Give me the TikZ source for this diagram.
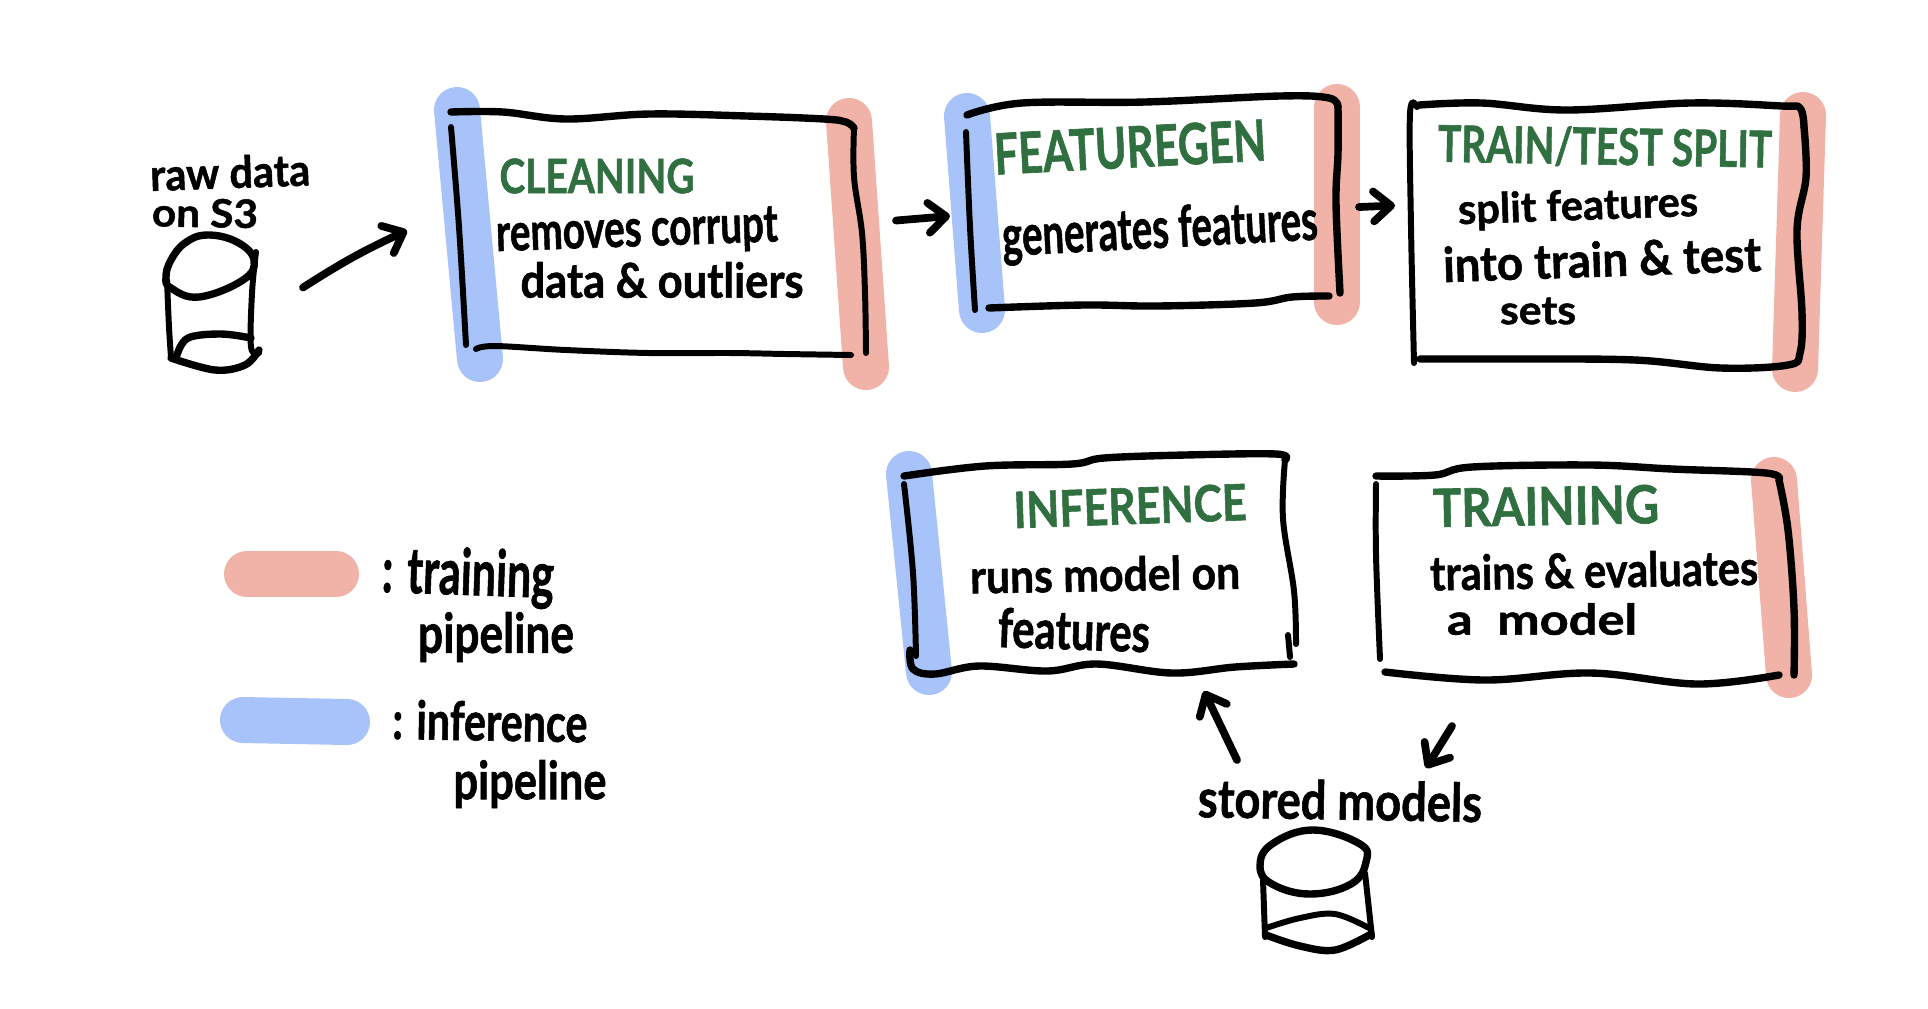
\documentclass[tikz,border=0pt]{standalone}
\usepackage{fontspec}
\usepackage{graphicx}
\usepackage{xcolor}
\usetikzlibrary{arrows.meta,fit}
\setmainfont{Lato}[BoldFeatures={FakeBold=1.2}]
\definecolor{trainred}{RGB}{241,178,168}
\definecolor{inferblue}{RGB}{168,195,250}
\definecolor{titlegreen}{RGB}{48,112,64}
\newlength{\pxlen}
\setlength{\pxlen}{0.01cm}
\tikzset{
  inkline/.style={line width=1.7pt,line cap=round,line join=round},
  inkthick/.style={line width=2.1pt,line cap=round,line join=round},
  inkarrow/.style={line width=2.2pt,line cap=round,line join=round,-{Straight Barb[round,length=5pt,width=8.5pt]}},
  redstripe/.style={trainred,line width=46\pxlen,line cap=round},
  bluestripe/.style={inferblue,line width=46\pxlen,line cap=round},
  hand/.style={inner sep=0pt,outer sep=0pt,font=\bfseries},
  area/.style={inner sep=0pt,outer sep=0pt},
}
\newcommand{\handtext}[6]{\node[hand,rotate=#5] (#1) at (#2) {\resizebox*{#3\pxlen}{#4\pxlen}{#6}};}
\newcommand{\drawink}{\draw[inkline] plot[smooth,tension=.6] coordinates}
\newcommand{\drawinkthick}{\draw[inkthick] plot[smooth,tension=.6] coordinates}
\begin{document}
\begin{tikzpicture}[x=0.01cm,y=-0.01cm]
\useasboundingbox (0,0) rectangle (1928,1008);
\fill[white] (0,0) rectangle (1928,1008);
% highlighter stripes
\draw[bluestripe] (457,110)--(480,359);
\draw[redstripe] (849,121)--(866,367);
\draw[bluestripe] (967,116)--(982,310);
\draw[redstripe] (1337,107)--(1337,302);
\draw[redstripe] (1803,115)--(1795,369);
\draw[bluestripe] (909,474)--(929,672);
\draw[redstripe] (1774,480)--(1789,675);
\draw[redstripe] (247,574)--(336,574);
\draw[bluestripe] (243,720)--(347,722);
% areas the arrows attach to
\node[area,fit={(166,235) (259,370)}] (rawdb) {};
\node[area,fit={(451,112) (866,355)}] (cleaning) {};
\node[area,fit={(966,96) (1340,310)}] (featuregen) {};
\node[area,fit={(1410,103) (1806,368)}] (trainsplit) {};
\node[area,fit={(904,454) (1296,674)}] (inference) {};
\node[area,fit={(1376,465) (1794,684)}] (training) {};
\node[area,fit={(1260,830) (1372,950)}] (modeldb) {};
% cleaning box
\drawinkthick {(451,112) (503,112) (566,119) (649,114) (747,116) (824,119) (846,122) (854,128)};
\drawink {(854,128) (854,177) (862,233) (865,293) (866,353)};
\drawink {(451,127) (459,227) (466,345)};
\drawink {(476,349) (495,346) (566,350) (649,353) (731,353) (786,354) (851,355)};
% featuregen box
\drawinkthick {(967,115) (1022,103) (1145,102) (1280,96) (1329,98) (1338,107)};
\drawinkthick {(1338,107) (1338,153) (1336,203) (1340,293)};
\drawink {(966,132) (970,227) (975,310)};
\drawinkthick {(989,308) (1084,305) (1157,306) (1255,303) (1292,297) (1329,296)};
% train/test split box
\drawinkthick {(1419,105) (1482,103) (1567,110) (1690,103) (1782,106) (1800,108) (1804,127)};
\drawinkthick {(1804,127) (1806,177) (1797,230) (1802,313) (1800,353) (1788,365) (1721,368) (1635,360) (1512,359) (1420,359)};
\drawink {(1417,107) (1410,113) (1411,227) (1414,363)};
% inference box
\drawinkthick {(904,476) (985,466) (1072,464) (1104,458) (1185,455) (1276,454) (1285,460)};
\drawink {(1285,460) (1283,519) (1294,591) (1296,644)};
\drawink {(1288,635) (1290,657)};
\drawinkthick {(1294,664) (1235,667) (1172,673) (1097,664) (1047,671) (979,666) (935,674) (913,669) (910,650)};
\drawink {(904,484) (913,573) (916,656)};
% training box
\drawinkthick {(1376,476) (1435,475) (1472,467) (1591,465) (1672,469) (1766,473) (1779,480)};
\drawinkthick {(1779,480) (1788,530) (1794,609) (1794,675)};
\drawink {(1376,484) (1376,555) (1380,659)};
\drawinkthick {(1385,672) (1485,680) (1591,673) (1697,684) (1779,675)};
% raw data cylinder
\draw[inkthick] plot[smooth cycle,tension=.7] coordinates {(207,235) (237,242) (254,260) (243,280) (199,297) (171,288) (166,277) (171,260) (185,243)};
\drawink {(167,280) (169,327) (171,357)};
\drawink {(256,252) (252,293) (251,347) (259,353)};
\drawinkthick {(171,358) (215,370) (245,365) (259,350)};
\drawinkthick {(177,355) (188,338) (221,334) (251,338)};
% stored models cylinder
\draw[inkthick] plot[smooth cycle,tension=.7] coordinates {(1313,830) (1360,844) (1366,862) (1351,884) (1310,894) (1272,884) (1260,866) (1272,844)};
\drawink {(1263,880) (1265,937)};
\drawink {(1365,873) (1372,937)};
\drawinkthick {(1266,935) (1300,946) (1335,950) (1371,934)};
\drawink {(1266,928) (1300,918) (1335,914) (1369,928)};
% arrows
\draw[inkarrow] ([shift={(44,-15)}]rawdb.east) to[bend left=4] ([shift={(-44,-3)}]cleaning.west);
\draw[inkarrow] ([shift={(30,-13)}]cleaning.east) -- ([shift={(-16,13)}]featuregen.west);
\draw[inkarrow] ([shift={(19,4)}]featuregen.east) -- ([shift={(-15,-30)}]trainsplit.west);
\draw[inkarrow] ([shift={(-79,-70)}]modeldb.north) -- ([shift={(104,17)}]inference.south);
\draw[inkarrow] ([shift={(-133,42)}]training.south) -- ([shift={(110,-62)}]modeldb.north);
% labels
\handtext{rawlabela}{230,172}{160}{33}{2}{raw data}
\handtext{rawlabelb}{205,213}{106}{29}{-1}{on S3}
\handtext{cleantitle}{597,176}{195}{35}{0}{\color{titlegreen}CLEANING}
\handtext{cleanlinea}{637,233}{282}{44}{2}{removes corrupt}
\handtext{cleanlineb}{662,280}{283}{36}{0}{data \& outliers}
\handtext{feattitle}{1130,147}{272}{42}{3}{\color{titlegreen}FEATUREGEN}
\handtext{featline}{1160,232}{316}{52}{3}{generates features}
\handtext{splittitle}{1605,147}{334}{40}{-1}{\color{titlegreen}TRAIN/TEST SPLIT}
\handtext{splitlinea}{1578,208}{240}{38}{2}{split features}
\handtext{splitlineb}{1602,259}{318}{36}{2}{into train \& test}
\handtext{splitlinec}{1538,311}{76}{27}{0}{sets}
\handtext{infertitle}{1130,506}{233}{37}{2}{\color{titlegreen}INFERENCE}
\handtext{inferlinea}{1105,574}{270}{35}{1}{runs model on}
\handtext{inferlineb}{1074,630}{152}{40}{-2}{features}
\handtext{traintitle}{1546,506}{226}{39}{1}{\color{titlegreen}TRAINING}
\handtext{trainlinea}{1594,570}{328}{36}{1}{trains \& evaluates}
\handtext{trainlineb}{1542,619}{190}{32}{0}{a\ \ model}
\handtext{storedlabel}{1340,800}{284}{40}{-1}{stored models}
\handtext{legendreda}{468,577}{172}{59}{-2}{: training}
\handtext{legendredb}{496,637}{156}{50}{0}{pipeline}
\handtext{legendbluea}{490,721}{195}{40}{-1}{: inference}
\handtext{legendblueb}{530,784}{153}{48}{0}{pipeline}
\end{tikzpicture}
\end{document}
☆ ☆ ☆ ☆ ☆
Every line above should be repeated exactly; pictures stay out of the copy.

Give me the TikZ source for this diagram.
\documentclass[tikz,border=0pt]{standalone}
\usepackage{fontspec}
\usepackage{graphicx}
\usepackage{xcolor}
\usetikzlibrary{arrows.meta,fit}
\setmainfont{Lato}[BoldFeatures={FakeBold=1.2}]
\definecolor{trainred}{RGB}{241,178,168}
\definecolor{inferblue}{RGB}{168,195,250}
\definecolor{titlegreen}{RGB}{48,112,64}
\newlength{\pxlen}
\setlength{\pxlen}{0.01cm}
\tikzset{
  inkline/.style={line width=1.7pt,line cap=round,line join=round},
  inkthick/.style={line width=2.1pt,line cap=round,line join=round},
  inkarrow/.style={line width=2.2pt,line cap=round,line join=round,-{Straight Barb[round,length=5pt,width=8.5pt]}},
  redstripe/.style={trainred,line width=46\pxlen,line cap=round},
  bluestripe/.style={inferblue,line width=46\pxlen,line cap=round},
  hand/.style={inner sep=0pt,outer sep=0pt,font=\bfseries},
  area/.style={inner sep=0pt,outer sep=0pt},
}
\newcommand{\handtext}[6]{\node[hand,rotate=#5] (#1) at (#2) {\resizebox*{#3\pxlen}{#4\pxlen}{#6}};}
\newcommand{\drawink}{\draw[inkline] plot[smooth,tension=.6] coordinates}
\newcommand{\drawinkthick}{\draw[inkthick] plot[smooth,tension=.6] coordinates}
\begin{document}
\begin{tikzpicture}[x=0.01cm,y=-0.01cm]
\useasboundingbox (0,0) rectangle (1928,1008);
\fill[white] (0,0) rectangle (1928,1008);
% highlighter stripes
\draw[bluestripe] (457,110)--(480,359);
\draw[redstripe] (849,121)--(866,367);
\draw[bluestripe] (967,116)--(982,310);
\draw[redstripe] (1337,107)--(1337,302);
\draw[redstripe] (1803,115)--(1795,369);
\draw[bluestripe] (909,474)--(929,672);
\draw[redstripe] (1774,480)--(1789,675);
\draw[redstripe] (247,574)--(336,574);
\draw[bluestripe] (243,720)--(347,722);
% areas the arrows attach to
\node[area,fit={(166,235) (259,370)}] (rawdb) {};
\node[area,fit={(451,112) (866,355)}] (cleaning) {};
\node[area,fit={(966,96) (1340,310)}] (featuregen) {};
\node[area,fit={(1410,103) (1806,368)}] (trainsplit) {};
\node[area,fit={(904,454) (1296,674)}] (inference) {};
\node[area,fit={(1376,465) (1794,684)}] (training) {};
\node[area,fit={(1260,830) (1372,950)}] (modeldb) {};
% cleaning box
\drawinkthick {(451,112) (503,112) (566,119) (649,114) (747,116) (824,119) (846,122) (854,128)};
\drawink {(854,128) (854,177) (862,233) (865,293) (866,353)};
\drawink {(451,127) (459,227) (466,345)};
\drawink {(476,349) (495,346) (566,350) (649,353) (731,353) (786,354) (851,355)};
% featuregen box
\drawinkthick {(967,115) (1022,103) (1145,102) (1280,96) (1329,98) (1338,107)};
\drawinkthick {(1338,107) (1338,153) (1336,203) (1340,293)};
\drawink {(966,132) (970,227) (975,310)};
\drawinkthick {(989,308) (1084,305) (1157,306) (1255,303) (1292,297) (1329,296)};
% train/test split box
\drawinkthick {(1419,105) (1482,103) (1567,110) (1690,103) (1782,106) (1800,108) (1804,127)};
\drawinkthick {(1804,127) (1806,177) (1797,230) (1802,313) (1800,353) (1788,365) (1721,368) (1635,360) (1512,359) (1420,359)};
\drawink {(1417,107) (1410,113) (1411,227) (1414,363)};
% inference box
\drawinkthick {(904,476) (985,466) (1072,464) (1104,458) (1185,455) (1276,454) (1285,460)};
\drawink {(1285,460) (1283,519) (1294,591) (1296,644)};
\drawink {(1288,635) (1290,657)};
\drawinkthick {(1294,664) (1235,667) (1172,673) (1097,664) (1047,671) (979,666) (935,674) (913,669) (910,650)};
\drawink {(904,484) (913,573) (916,656)};
% training box
\drawinkthick {(1376,476) (1435,475) (1472,467) (1591,465) (1672,469) (1766,473) (1779,480)};
\drawinkthick {(1779,480) (1788,530) (1794,609) (1794,675)};
\drawink {(1376,484) (1376,555) (1380,659)};
\drawinkthick {(1385,672) (1485,680) (1591,673) (1697,684) (1779,675)};
% raw data cylinder
\draw[inkthick] plot[smooth cycle,tension=.7] coordinates {(207,235) (237,242) (254,260) (243,280) (199,297) (171,288) (166,277) (171,260) (185,243)};
\drawink {(167,280) (169,327) (171,357)};
\drawink {(256,252) (252,293) (251,347) (259,353)};
\drawinkthick {(171,358) (215,370) (245,365) (259,350)};
\drawinkthick {(177,355) (188,338) (221,334) (251,338)};
% stored models cylinder
\draw[inkthick] plot[smooth cycle,tension=.7] coordinates {(1313,830) (1360,844) (1366,862) (1351,884) (1310,894) (1272,884) (1260,866) (1272,844)};
\drawink {(1263,880) (1265,937)};
\drawink {(1365,873) (1372,937)};
\drawinkthick {(1266,935) (1300,946) (1335,950) (1371,934)};
\drawink {(1266,928) (1300,918) (1335,914) (1369,928)};
% arrows
\draw[inkarrow] ([shift={(44,-15)}]rawdb.east) to[bend left=4] ([shift={(-44,-3)}]cleaning.west);
\draw[inkarrow] ([shift={(30,-13)}]cleaning.east) -- ([shift={(-16,13)}]featuregen.west);
\draw[inkarrow] ([shift={(19,4)}]featuregen.east) -- ([shift={(-15,-30)}]trainsplit.west);
\draw[inkarrow] ([shift={(-79,-70)}]modeldb.north) -- ([shift={(104,17)}]inference.south);
\draw[inkarrow] ([shift={(-133,42)}]training.south) -- ([shift={(110,-62)}]modeldb.north);
% labels
\handtext{rawlabela}{230,172}{160}{33}{2}{raw data}
\handtext{rawlabelb}{205,213}{106}{29}{-1}{on S3}
\handtext{cleantitle}{597,176}{195}{35}{0}{\color{titlegreen}CLEANING}
\handtext{cleanlinea}{637,233}{282}{44}{2}{removes corrupt}
\handtext{cleanlineb}{662,280}{283}{36}{0}{data \& outliers}
\handtext{feattitle}{1130,147}{272}{42}{3}{\color{titlegreen}FEATUREGEN}
\handtext{featline}{1160,232}{316}{52}{3}{generates features}
\handtext{splittitle}{1605,147}{334}{40}{-1}{\color{titlegreen}TRAIN/TEST SPLIT}
\handtext{splitlinea}{1578,208}{240}{38}{2}{split features}
\handtext{splitlineb}{1602,259}{318}{36}{2}{into train \& test}
\handtext{splitlinec}{1538,311}{76}{27}{0}{sets}
\handtext{infertitle}{1130,506}{233}{37}{2}{\color{titlegreen}INFERENCE}
\handtext{inferlinea}{1105,574}{270}{35}{1}{runs model on}
\handtext{inferlineb}{1074,630}{152}{40}{-2}{features}
\handtext{traintitle}{1546,506}{226}{39}{1}{\color{titlegreen}TRAINING}
\handtext{trainlinea}{1594,570}{328}{36}{1}{trains \& evaluates}
\handtext{trainlineb}{1542,619}{190}{32}{0}{a\ \ model}
\handtext{storedlabel}{1340,800}{284}{40}{-1}{stored models}
\handtext{legendreda}{468,577}{172}{59}{-2}{: training}
\handtext{legendredb}{496,637}{156}{50}{0}{pipeline}
\handtext{legendbluea}{490,721}{195}{40}{-1}{: inference}
\handtext{legendblueb}{530,784}{153}{48}{0}{pipeline}
\end{tikzpicture}
\end{document}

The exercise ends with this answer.